Let's implement this approach.

In [None]:
def refine_guesses(data, proximity_matrix):
    """
    Refine the guesses of missing values in data based on the proximity matrix.
    """
    refined_data = data.copy()
    for column in data.columns:
        if data[column].isnull().sum() > 0:
            for i in data[data[column].isnull()].index:
                if data[column].dtype == 'object':
                    # Calculate weighted frequency for categorical data
                    weighted_freq = data.loc[:, column].value_counts() / data.loc[:, column].value_counts().sum()
                    for category in weighted_freq.index:
                        weighted_freq[category] *= proximity_matrix[i, data.loc[:, column] == category].sum()
                    weighted_freq /= weighted_freq.sum()
                    # Assign the category with the highest weighted frequency
                    refined_data.loc[i, column] = weighted_freq.idxmax()
                else:
                    # Calculate weighted average for numerical data
                    weights = proximity_matrix[i, ~data.loc[:, column].isnull()]
                    values = data.loc[~data.loc[:, column].isnull(), column]
                    refined_data.loc[i, column] = np.average(values, weights=weights)
    return refined_data

# Refine the initial guesses
refined_data = refine_guesses(data, proximity_matrix)
refined_data.head()

## Handling missing data in a new sample

Now consider the case where we have missing data in a new sample that we want to categorize. We will create two copies of the data, one that has the target class and one that doesn't. Then we use the iterative method we talked about to make a good guess about the missing values.

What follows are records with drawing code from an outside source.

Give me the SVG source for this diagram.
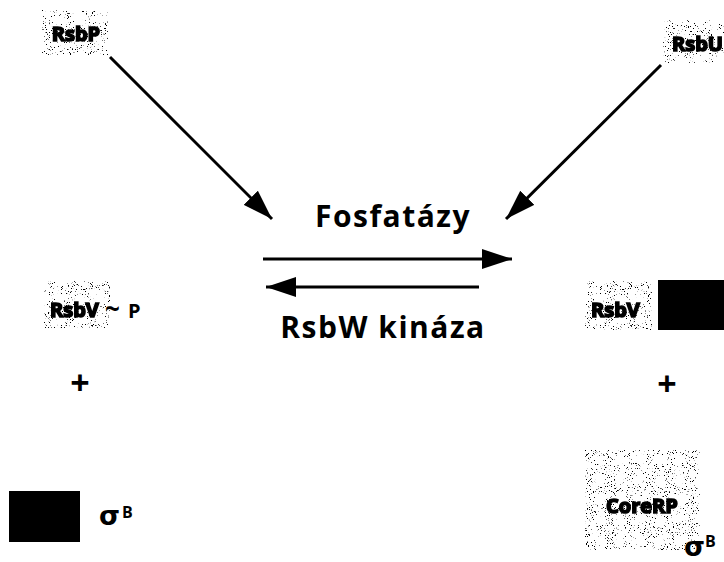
<svg xmlns="http://www.w3.org/2000/svg" width="724" height="562" viewBox="0 0 724 562">
  <style>
    .lbl { font-family: "Open Sans", "Liberation Sans", sans-serif; font-weight: 700; fill: #000; }
    .big { font-size: 30px; letter-spacing: 1.5px; }
    .tag { font-size: 20px; stroke: #000; stroke-width: 1.6px; filter: url(#smear); }
    .plus { font-size: 34px; }
    .sig { font-family: "DejaVu Sans", "Liberation Sans", sans-serif; font-weight: 700; font-size: 27px; }
    .sup { font-family: "Open Sans", "Liberation Sans", sans-serif; font-weight: 700; font-size: 16px; }
    .halo { fill: #000; filter: url(#grain); }
    .conn { stroke: #000; stroke-width: 3; fill: none; }
  </style>
  <defs>
    <!-- sparse speckled background behind the protein labels -->
    <filter id="grain" x="0" y="0" width="100%" height="100%">
      <feTurbulence type="fractalNoise" baseFrequency="0.95" numOctaves="2" seed="7" result="n"/>
      <feColorMatrix in="n" type="matrix" values="0 0 0 0 0  0 0 0 0 0  0 0 0 0 0  14 0 0 0 -9.1" result="dots"/>
      <feComposite in="dots" in2="SourceGraphic" operator="in"/>
    </filter>
    <filter id="smear" x="-10%" y="-20%" width="120%" height="140%">
      <feGaussianBlur stdDeviation="0.7"/>
    </filter>
    <marker id="head" viewBox="0 0 30 20" refX="30" refY="10" markerWidth="30" markerHeight="20" markerUnits="userSpaceOnUse" orient="auto">
      <path d="M0,0 L30,10 L0,20 Z" fill="#000"/>
    </marker>
  </defs>

  <!-- connectors -->
  <g id="connectors">
    <line class="conn" x1="110" y1="57" x2="272" y2="219" marker-end="url(#head)"/>
    <line class="conn" x1="661" y1="65" x2="506" y2="219" marker-end="url(#head)"/>
    <line class="conn" x1="263" y1="259" x2="512" y2="259" marker-end="url(#head)"/>
    <line class="conn" x1="479" y1="287" x2="266" y2="287" marker-end="url(#head)"/>
  </g>

  <g id="rsbP">
    <rect class="halo" x="42" y="10" width="66" height="45"/>
    <text class="lbl tag" x="76" y="41" text-anchor="middle">RsbP</text>
  </g>

  <g id="rsbU">
    <rect class="halo" x="663" y="20" width="61" height="43"/>
    <text class="lbl tag" x="672" y="51">RsbU</text>
  </g>

  <g id="fosfatazy">
    <text class="lbl big" x="393" y="227" text-anchor="middle">Fosfatázy</text>
  </g>

  <g id="rsbW-kinaza">
    <text class="lbl big" x="383" y="338" text-anchor="middle">RsbW kináza</text>
  </g>

  <g id="rsbV-P">
    <rect class="halo" x="44" y="281" width="66" height="47"/>
    <text class="lbl tag" x="50" y="317">RsbV</text>
    <text class="lbl" font-size="26" x="105" y="318">~</text>
    <text class="lbl" font-size="20" x="128" y="318">P</text>
  </g>

  <g id="plus-left">
    <text class="lbl plus" x="80" y="395" text-anchor="middle">+</text>
  </g>

  <g id="sigma-left">
    <rect x="9" y="491" width="71" height="51" fill="#000"/>
    <text class="sig" x="99" y="525">σ</text>
    <text class="sup" x="122" y="518">B</text>
  </g>

  <g id="rsbV-complex">
    <rect class="halo" x="585" y="281" width="67" height="49"/>
    <text class="lbl tag" x="591" y="317">RsbV</text>
    <rect x="658" y="280" width="66" height="50" fill="#000"/>
  </g>

  <g id="plus-right">
    <text class="lbl plus" x="667" y="396" text-anchor="middle">+</text>
  </g>

  <g id="coreRP">
    <rect class="halo" x="585" y="450" width="115" height="100"/>
    <text class="lbl tag" x="642" y="513" text-anchor="middle">CoreRP</text>
    <text class="sig" x="684" y="556">σ</text>
    <text class="sup" x="705" y="547">B</text>
  </g>
</svg>
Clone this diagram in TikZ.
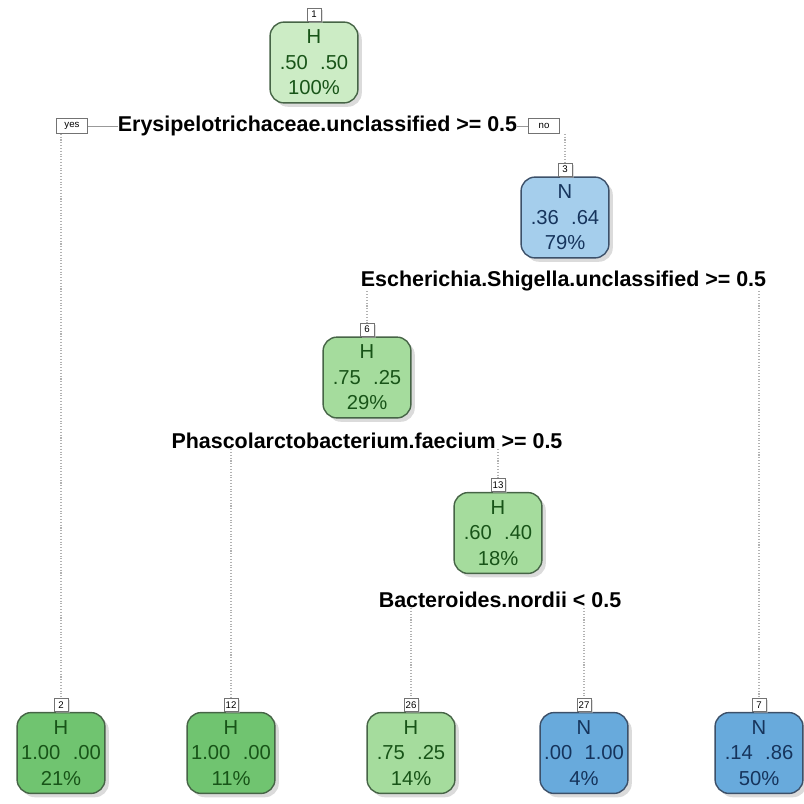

Let's implement this approach.

In [None]:
def handle_missing_new_sample(model, sample, data, proximity_matrix):
    """
    Handle missing values in a new sample for categorization based on a random forest model.
    """
    # Create two copies of the new sample
    sample_yes = sample.copy()
    sample_no = sample.copy()
    sample_yes['target'] = 'yes'
    sample_no['target'] = 'no'
    
    # Use the iterative method to make a good guess about the missing values
    for _ in range(10):
        proximity_matrix_yes = calculate_proximity_matrix(model, pd.concat([data, sample_yes], ignore_index=True))
        proximity_matrix_no = calculate_proximity_matrix(model, pd.concat([data, sample_no], ignore_index=True))
        sample_yes = refine_guesses(sample_yes, proximity_matrix_yes[-1, :-1])
        sample_no = refine_guesses(sample_no, proximity_matrix_no[-1, :-1])
    
    # Run the two samples down the trees in the forest and see which of the two is correctly labeled by the random forest the most times
    prediction_yes = model.predict_proba(sample_yes.iloc[:, :-1])
    prediction_no = model.predict_proba(sample_no.iloc[:, :-1])
    
    return 'yes' if prediction_yes[0, 1] > prediction_no[0, 1] else 'no'

# Missing data in a new sample
new_sample = pd.DataFrame([[np.nan, 180, 'yes']], columns=data.columns[:-1])
target = handle_missing_new_sample(model, new_sample, data, proximity_matrix)
print(f'The predicted target for the new sample is: {target}')

That's it! Now you have learned how to handle missing data and perform sample clustering in random forests. This knowledge will help you create more robust and accurate random forest models. Happy machine learning!